Police released a 30-second video clip from the museum’s security cameras showing a man wearing a dark cap, sunglasses and a blue jacket enter the building, take a Kalashnikov rifle out of a bag, and shoot into a room, before calmly walking out.

“The footage shows an individual who acts in cold blood and is very determined,” said Ine Van Wymersch, spokeswoman for the Brussels prosecutors, adding that she was handing the case to federal investigators, a mark of its severity.

“The identity and nationality of the victims is an additional reason to hand the case to the federal level.”

Prosecutors said they were investigating all scenarios and would not speculate on the identity or motive of the gunman.

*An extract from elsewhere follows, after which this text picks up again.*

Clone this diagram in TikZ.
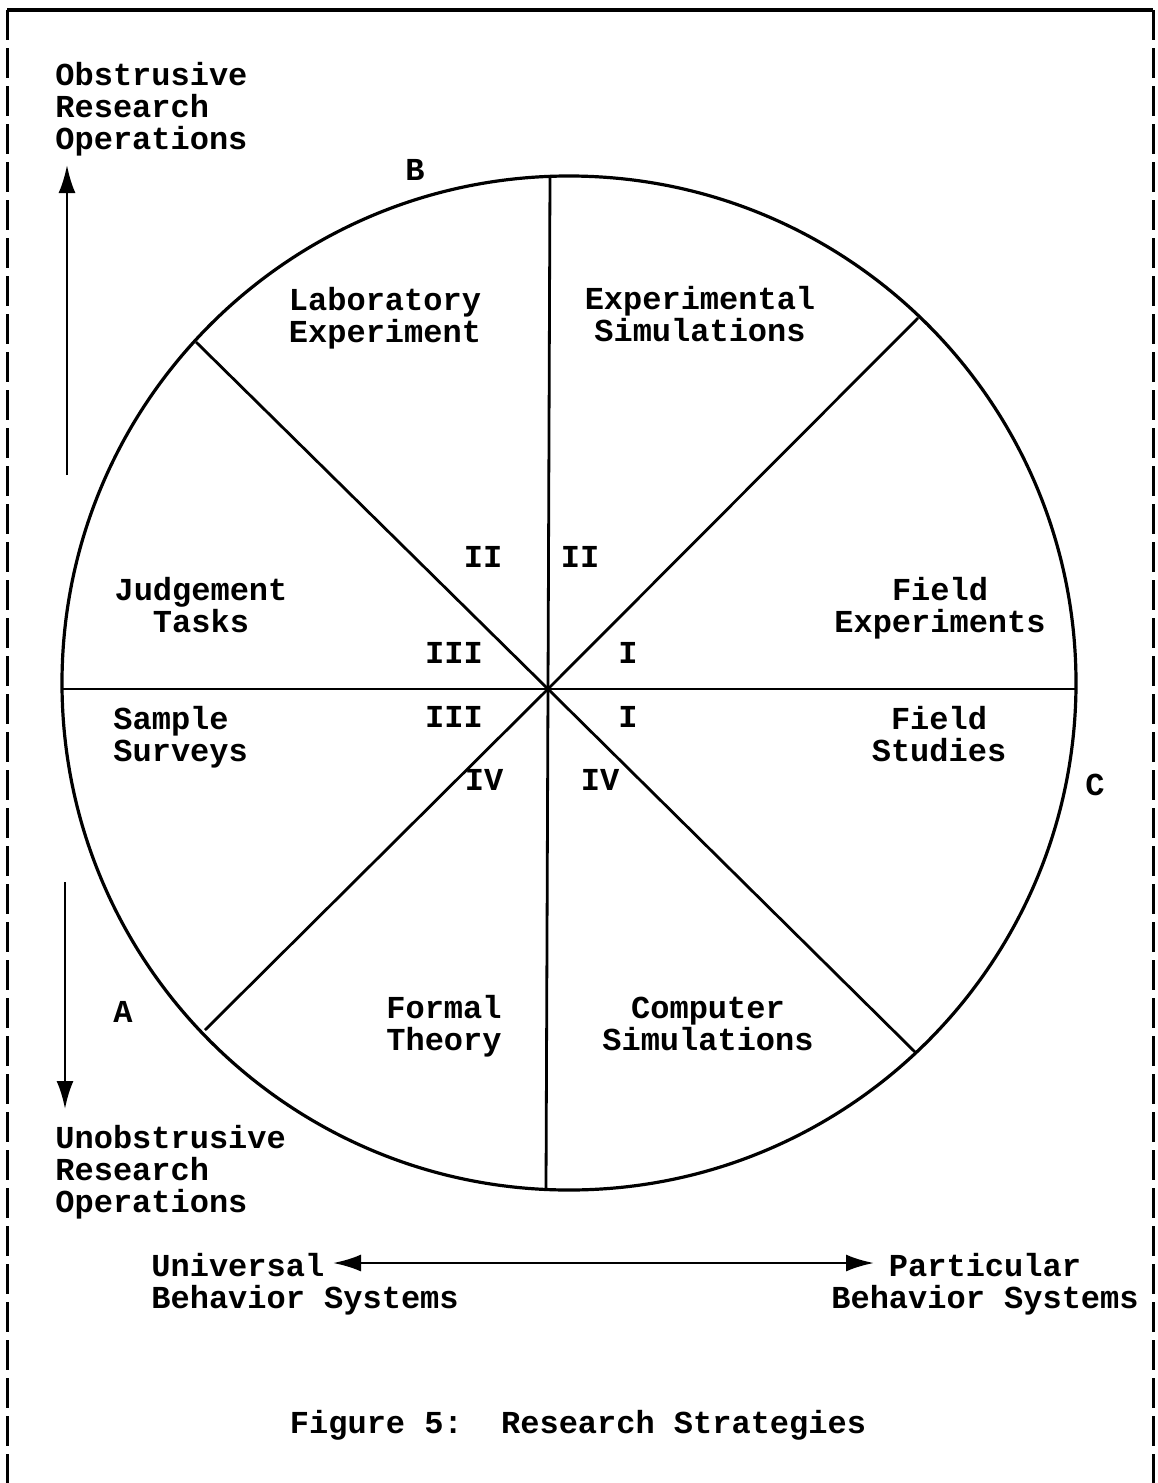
\documentclass[tikz,border=0pt]{standalone}
\usepackage{fontspec}
\setmainfont{Liberation Mono}
\usetikzlibrary{arrows.meta}
\begin{document}
\begin{tikzpicture}[x=0.5pt,y=-0.5pt,
  lbl/.style={font=\fontsize{16}{16}\selectfont\bfseries\frenchspacing, inner sep=0pt, align=center},
  lbll/.style={lbl, align=left, anchor=west},
  spoke/.style={line width=1.4pt},
  ring/.style={line width=1.6pt},
  axis/.style={line width=1.4pt, -{Latex[length=14pt,width=8.5pt]}},
  axis2/.style={line width=1.4pt, {Latex[length=14pt,width=8.5pt]}-{Latex[length=14pt,width=8.5pt]}},
  frametop/.style={line width=1.8pt},
  frameside/.style={line width=1.5pt, dash pattern=on 15pt off 4pt}]
\useasboundingbox (0,0) rectangle (1157,1483);
\fill[white] (0,0) rectangle (1157,1483);

% frame
\coordinate (FTL) at (7,10);
\coordinate (FTR) at (1153,10);
\coordinate (FBL) at (7,1483);
\coordinate (FBR) at (1153,1483);
\draw[frametop] (FTL) -- (FTR);
\draw[frameside] (FTL) -- (FBL);
\draw[frameside] (FTR) -- (FBR);

% circle and spokes
\coordinate (C0) at (569,683);
\draw[ring] (C0) circle [radius=507];
\coordinate (H) at (548,689);
\coordinate (PR) at (1076,689);
\coordinate (PUR) at (918,318);
\coordinate (PT) at (550,175);
\coordinate (PUL) at (196,342);
\coordinate (PL) at (62,689);
\coordinate (PLL) at (205,1030);
\coordinate (PB) at (546,1189);
\coordinate (PLR) at (915,1052);
\foreach \p in {PR,PUR,PT,PUL,PL,PLL,PB,PLR}
  \draw[spoke] (H) -- (\p);

% sector labels
\node[lbl] (lab) at (385,318) {Laboratory\\Experiment};
\node[lbl] (expsim) at (700,314.5) {Experimental\\Simulations};
\node[lbl] (judge) at (201,605.5) {Judgement\\Tasks};
\node[lbl] (fexp) at (940,608.5) {Field\\Experiments};
\node[lbll] (surv) at (113,737.5) {Sample\\Surveys};
\node[lbl] (fstud) at (939,734.5) {Field\\Studies};
\node[lbl] (formal) at (444,1026.5) {Formal\\Theory};
\node[lbl] (compsim) at (708,1023.5) {Computer\\Simulations};

% roman numerals
\node[lbl] (r2a) at (483,557) {II};
\node[lbl] (r2b) at (580,557) {II};
\node[lbl] (r3a) at (454,653) {III};
\node[lbl] (r1a) at (628,653) {I};
\node[lbl] (r3b) at (454,717) {III};
\node[lbl] (r1b) at (628,717) {I};
\node[lbl] (r4a) at (484,780) {IV};
\node[lbl] (r4b) at (600,780) {IV};

% corner letters
\node[lbl] (lB) at (415,170) {B};
\node[lbl] (lA) at (123,1012) {A};
\node[lbl] (lC) at (1095,785) {C};

% vertical axis
\node[lbll] (obs) at (55,109) {Obstrusive\\Research\\Operations};
\node[lbll] (unobs) at (55,1172.5) {Unobstrusive\\Research\\Operations};
\coordinate (UA0) at (67,475);
\coordinate (UA1) at (67,165);
\coordinate (DA0) at (65,882);
\coordinate (DA1) at (65,1109);
\draw[axis] (UA0) -- (UA1);
\draw[axis] (DA0) -- (DA1);

% horizontal axis
\node[lbll] (univ) at (151,1284.5) {Universal\\Behavior Systems};
\node[lbl] (part) at (985,1284.5) {Particular\\Behavior Systems};
\coordinate (HA0) at (333,1263);
\coordinate (HA1) at (874,1263);
\draw[axis2] (HA0) -- (HA1);

% caption
\node[lbl] (cap) at (578,1425) {Figure 5:~~Research Strategies};
\end{tikzpicture}
\end{document}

But some terrorism and security experts said the way in which the assailant carried out the killings suggested planning and execution by a specialist.

Edwin Bakker, professor at the Centre for Terrorism and Counterterrorism at the University of Leiden in the Netherlands, said the gunman’s calm manner indicated he had experience.

He added that no organisation had claimed responsibility for the attack, suggesting it was not an act of terrorism.

“People use the word terrorism very quickly but when I saw the images I thought this is a hitman,” Bakker said.

One of the Israeli victims, Emmanuel Riva, had formerly worked for Nativ, a government agency that played a covert role in fostering Jewish immigration from the former Soviet Union, an Israeli official said.


LEADERLESS JIHAD

Along with Israel’s foreign intelligence agency, Mossad, and its domestic security equivalent, Shin Bet, the Nativ agency was under the authority of the prime minister’s office.

Miriam Riva, his wife, also formerly worked for the prime minister’s office, the official said without elaborating.

Friends of the couple interviewed by Israeli media said they both worked as accountants in government service.

Other analysts dismissed the notion that this was some kind of contract killing, said the daylight attack indicated it was more likely a random attack on Jews.

“I don’t think a professional hitman would have done it this way. It was a guy who was deranged, who had been planning on doing something like this and did it,” said Robert Ayers, a former U.S. intelligence officer.

Rolf Tophoven, an analyst at the Institute of Crisis Prevention in Essen, Germany, drew a parallel with the killing of two U.S. airmen at Frankfurt Airport in 2011 by a young Kosovo Albanian Muslim who had been radicalised online.

“We call this leaderless jihad, people who radicalise themselves on the Internet,” said Tophoven, laying out the ‘lone wolf’ scenario. “It would be the story of the autonomous terrorist whom nobody had on their radar screens, whom nobody knew.”